In considering appellant's claim of insufficient evidence, this court must make no distinction between direct and circumstantial evidence and give full play to the right of the factfinder to draw justifiable inferences and determine credibility. Curry v. United States, 520 A.2d 255, 263 (D.C. 1987). The government need not negate every possible inference of innocence. Irick v. United States, 565 A.2d 26, 30 (D.C. 1989).

Thus, although there was no direct evidence of appellant's knowledge and intent, the circumstantial evidence that appellant was in constructive possession of the cocaine was sufficient to support his conviction in light of reasonable inferences that could be drawn.

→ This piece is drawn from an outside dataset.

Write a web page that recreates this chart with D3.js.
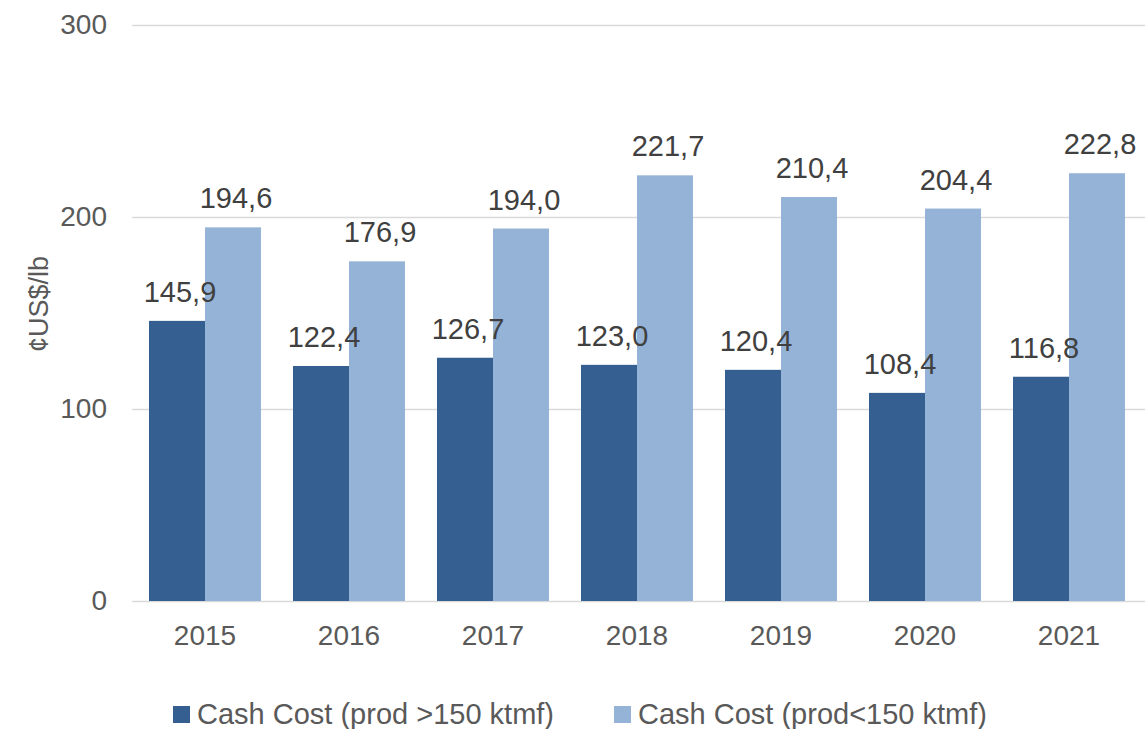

Accordingly, for the foregoing reasons, we remand for a new trial before a jury.

Reversed and remanded.

Farrell, Associate Judge, Concurring: I am constrained to agree with reversal on the basis of Chambers v. United States, 564 A.2d 26, 27 n.1 (D.C. 1989). With all due respect, however, I think Chambers was wrongly decided. It relied strictly on Simmons v. United States, 554 A.2d 1167 (D.C. 1989), which had held -- correctly -- that when a greater charge is submitted to the jury, Rule 31 (c) "requir[es] the jury . . . to determine the defendant's guilt of all lesser included offenses . . . even though some or all of the lesser included offenses may not be jury-triable if separately charged." Id. at 1171.*fn3 In those circumstances, the unavailability otherwise of a jury trial for the lesser offense yields to the concern embodied in the rule that "failure to give the jury the `third option' [besides conviction on the greater offense or acquittal] of convicting on a lesser included offense would . . . enhance the risk of an unwarranted conviction." Beck v. Alabama, 447 U.S. 625, 637 (1980).*fn4

That rationale has no bearing on the situation presented in Chambers and here. In both cases the trial court removed the greater offense from the jury's consideration as a matter of law, leaving as the only relevant offense a lesser included crime that was not jury triable. The danger of the jury's being pressured to convict of the greater offense through inability to consider a lesser included one was therefore nonexistent. Even if it could be argued (implausibly) in another case that failure to instruct on simple possession of cocaine pressured the jury to convict unfairly on different but joined offenses (here gun and ammunition possession), that did not happen: the jury acquitted appellant of those offenses. Indeed, at oral argument appellant could cite no reason why the right to a jury trial on a petty offense had to be afforded him in this case -- other than that Chambers says so.

The holding in Chambers was almost an after-thought, rendered in a footnote; the court sustained the defendant's convictions on unrelated greater charges. Some day its application of Simmons should be reconsidered.